The original Sony battery with coke negative had roughly 20 percent of the energy density of today’s batteries. The innovations of engineers have created solutions for longer lasting battery life, fewer battery recharges, and the refining of core electrodes, separators and containers. This has allowed us to exponentially grow the number of recycles batteries can undergo before loosing memory.
Sony remained the industry leader for some time. Eventually competition from many other producers led Sony towards a planned withdrawal from the battery market. Sony and Yoshino have left a mark on the world of transportable power that we live in today. Today we live in the echo of these engineers and developers.
1. Blomgren, George E.. “The Development and Future of Lithium Ion Batteries.” jes.ecsdl.org. Journal of The Electrochemical Society, 164, 1 Dec. 2016. Web. 25 Jan. 2018.

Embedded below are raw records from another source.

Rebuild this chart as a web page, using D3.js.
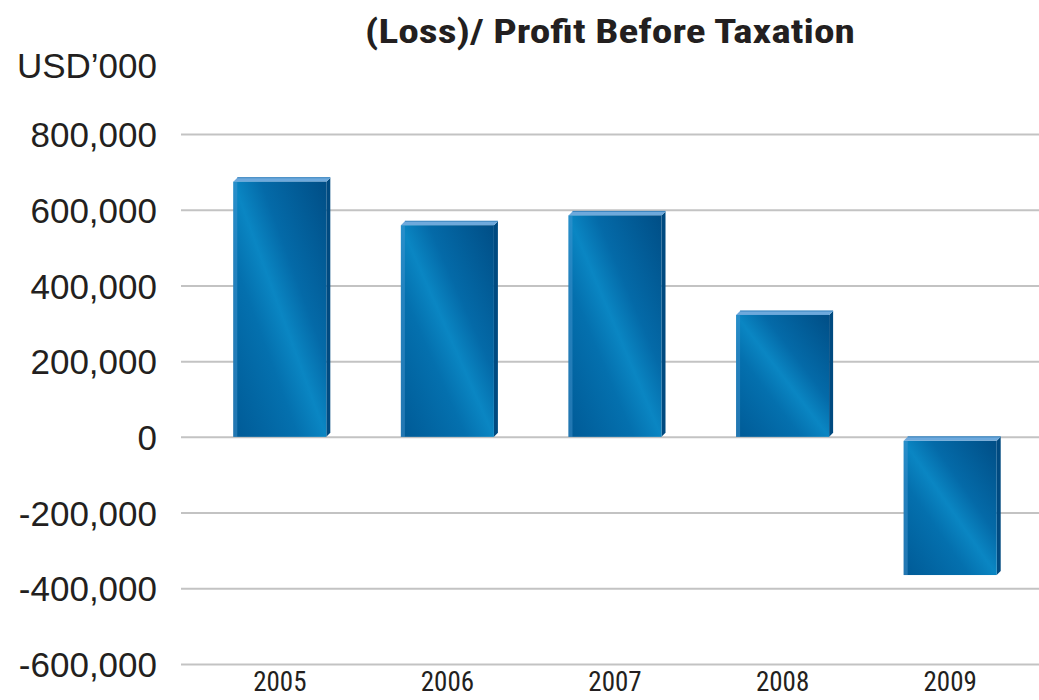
<!DOCTYPE html>
<html>
<head>
<meta charset="utf-8">
<script src="https://cdn.jsdelivr.net/npm/d3@7"></script>
<style>
  html, body { margin: 0; padding: 0; background: #ffffff; }
  svg { display: block; }
</style>
</head>
<body>
<svg id="chart" width="1039" height="700"></svg>
<script>
// ---- data ----
const years = ["2005", "2006", "2007", "2008", "2009"];
const profitValues = [674000, 559000, 585000, 322000, -365000];
const yTicks = [-600000, -400000, -200000, 0, 200000, 400000, 600000, 800000];
const titleText = "(Loss)/ Profit Before Taxation";
const unitText = "USD\u2019000";

// ---- layout ----
const gridLeft = 181, gridRight = 1039;
const depth = 4;
const svg = d3.select("#chart");

const y = d3.scaleLinear().domain([-600000, 800000]).range([664, 134]);
const x = d3.scaleBand().domain(years).range([196, 1034])
  .paddingInner(0.445).paddingOuter(0.2225);

const defs = svg.append("defs");
const grad = defs.append("linearGradient").attr("id", "frontGrad")
  .attr("x1", 0).attr("y1", 1).attr("x2", 1).attr("y2", 0);
[["0%", "#005a96"], ["35%", "#0470ae"], ["50%", "#0a86c3"], ["65%", "#046aa8"], ["100%", "#004e86"]]
  .forEach(([o, c]) => grad.append("stop").attr("offset", o).attr("stop-color", c));

// ---- y axis with gridlines ----
const fmt = d => d === 0 ? "0" : d3.format(",")(d).replace("\u2212", "-");
const yAxis = svg.append("g")
  .attr("transform", `translate(${gridLeft},0)`)
  .call(d3.axisLeft(y).tickValues(yTicks).tickFormat(fmt)
    .tickSize(-(gridRight - gridLeft)).tickPadding(24));
yAxis.select(".domain").remove();
yAxis.selectAll(".tick line").attr("stroke", "#c3c3c3").attr("stroke-width", 2);
yAxis.selectAll(".tick text")
  .attr("fill", "#231f20")
  .style("font-family", "'Liberation Sans', Arial, sans-serif")
  .style("font-size", "35px")
  .attr("dy", "0.36em");

// ---- x axis ----
const xAxis = svg.append("g")
  .attr("transform", `translate(0,664)`)
  .call(d3.axisBottom(x).tickSize(0).tickPadding(8));
xAxis.select(".domain").remove();
xAxis.selectAll(".tick text")
  .attr("fill", "#231f20")
  .style("font-family", "'Liberation Sans Narrow', 'Roboto Condensed', 'DejaVu Sans Condensed', sans-serif")
  .style("font-size", "27px");

// ---- bars (3D look) ----
const bars = svg.append("g").selectAll("g.bar")
  .data(years.map((yr, i) => ({ yr, v: profitValues[i] })))
  .join("g").attr("class", "bar");

bars.each(function(d) {
  const g = d3.select(this);
  const x0 = x(d.yr), x1 = x0 + x.bandwidth();
  const top = d.v >= 0 ? y(d.v) : y(0) + depth;
  const bot = d.v >= 0 ? y(0) : y(d.v);
  // side face
  g.append("path")
    .attr("d", `M${x1},${top} L${x1 + depth},${top - depth} L${x1 + depth},${bot - depth} L${x1},${bot} Z`)
    .attr("fill", "#004a80");
  // top face
  g.append("path")
    .attr("d", `M${x0},${top} L${x0 + depth},${top - depth} L${x1 + depth},${top - depth} L${x1},${top} Z`)
    .attr("fill", "#6ea9dc");
  g.append("path")
    .attr("d", `M${x0 + depth},${top - depth} L${x1 + depth},${top - depth}`)
    .attr("stroke", "#2f7fbd").attr("stroke-width", 1).attr("fill", "none");
  // front face
  g.append("rect")
    .attr("x", x0).attr("y", top)
    .attr("width", x1 - x0).attr("height", bot - top)
    .attr("fill", "url(#frontGrad)");
  // lighter left edge strip
  g.append("rect")
    .attr("x", x0).attr("y", top)
    .attr("width", 4).attr("height", bot - top)
    .attr("fill", "#4b9ad2").attr("opacity", 0.45);
});

// ---- texts ----
svg.append("text")
  .attr("x", 610).attr("y", 43)
  .attr("text-anchor", "middle")
  .attr("fill", "#231f20")
  .style("font-family", "'Liberation Sans Narrow', 'Roboto Condensed', 'Liberation Sans', sans-serif")
  .style("font-weight", "bold")
  .style("font-size", "33px")
  .attr("textLength", 490).attr("lengthAdjust", "spacingAndGlyphs")
  .text(titleText);

svg.append("text")
  .attr("x", 157).attr("y", 78)
  .attr("text-anchor", "end")
  .attr("fill", "#231f20")
  .style("font-family", "'Liberation Sans', Arial, sans-serif")
  .style("font-size", "35px")
  .text(unitText);
</script>
</body>
</html>
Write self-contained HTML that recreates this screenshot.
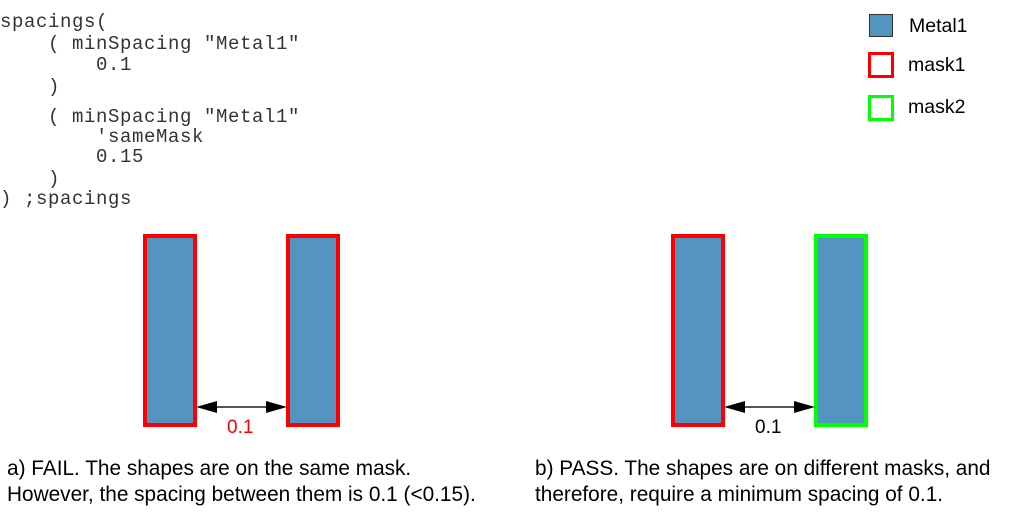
<!DOCTYPE html>
<html><head><meta charset="utf-8"><style>
html,body{margin:0;padding:0;background:#fff;width:1013px;height:520px;overflow:hidden;position:relative}
.c{position:absolute;font-family:"Liberation Mono",monospace;font-size:19px;letter-spacing:0.6px;color:#333;white-space:pre;line-height:20px}
.t{position:absolute;font-family:"Liberation Sans",sans-serif;font-size:20.8px;color:#000;white-space:pre;line-height:22px}
.r{position:absolute;box-sizing:border-box;background:#5494c0;border:4px solid #f00}
</style></head><body>
<div class="c" style="left:0;top:12px">spacings(</div>
<div class="c" style="left:0;top:34px">    ( minSpacing "Metal1"</div>
<div class="c" style="left:0;top:55px">        0.1</div>
<div class="c" style="left:0;top:77px">    )</div>
<div class="c" style="left:0;top:107px">    ( minSpacing "Metal1"</div>
<div class="c" style="left:0;top:127px">        'sameMask</div>
<div class="c" style="left:0;top:147px">        0.15</div>
<div class="c" style="left:0;top:169px">    )</div>
<div class="c" style="left:0;top:189px">) ;spacings</div>

<div style="position:absolute;left:869px;top:14px;width:24px;height:23px;box-sizing:border-box;background:#5494c0;border:1px solid #333"></div>
<div style="position:absolute;left:868px;top:52px;width:26px;height:26px;box-sizing:border-box;border:3px solid #f00"></div>
<div style="position:absolute;left:868px;top:95px;width:26px;height:26px;box-sizing:border-box;border:3px solid #0f0"></div>
<div class="t" style="left:909px;top:15px;font-size:19.5px">Metal1</div>
<div class="t" style="left:908px;top:54px;font-size:19.5px">mask1</div>
<div class="t" style="left:908px;top:96px;font-size:19.5px">mask2</div>

<div class="r" style="left:143px;top:234px;width:54px;height:193px"></div>
<div class="r" style="left:286px;top:234px;width:54px;height:193px"></div>
<div class="r" style="left:671px;top:234px;width:54px;height:193px"></div>
<div class="r" style="left:814px;top:234px;width:54px;height:193px;border-color:#0f0"></div>

<svg style="position:absolute;left:0;top:0" width="1013" height="520">
<line x1="210" y1="407" x2="274" y2="407" stroke="#555" stroke-width="2"/>
<polygon points="196,407 217,401 217,413" fill="#000"/>
<polygon points="287,407 266,401 266,413" fill="#000"/>
<line x1="738" y1="407" x2="802" y2="407" stroke="#555" stroke-width="2"/>
<polygon points="724,407 745,401 745,413" fill="#000"/>
<polygon points="815,407 794,401 794,413" fill="#000"/>
</svg>
<div class="t" style="left:227px;top:417px;color:#f00;font-size:19px">0.1</div>
<div class="t" style="left:755px;top:417px;font-size:19px">0.1</div>

<div class="t" style="left:7px;top:458px">a) FAIL. The shapes are on the same mask.</div>
<div class="t" style="left:7px;top:484px">However, the spacing between them is 0.1 (&lt;0.15).</div>
<div class="t" style="left:535px;top:458px">b) PASS. The shapes are on different masks, and</div>
<div class="t" style="left:535px;top:484px">therefore, require a minimum spacing of 0.1.</div>
</body></html>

2. Thomas Waldmann, Jason B. Quinn, Karsten Richter, Michael Kasper, Alexander Tost, Andreas Klein, Margret Wohlfahrt-Mehrens, Electrochemical, Post-Mortem, and ARC Analysis of Li-Ion Cell Safety in Second-Life Applications, Journal of The Electrochemical Society, 2017, 164, 13, A3154
3. M. S. Whittingham, “Lithium Batteries and Cathode Materials”, Chem. Reviews, 104, 4271 (2004).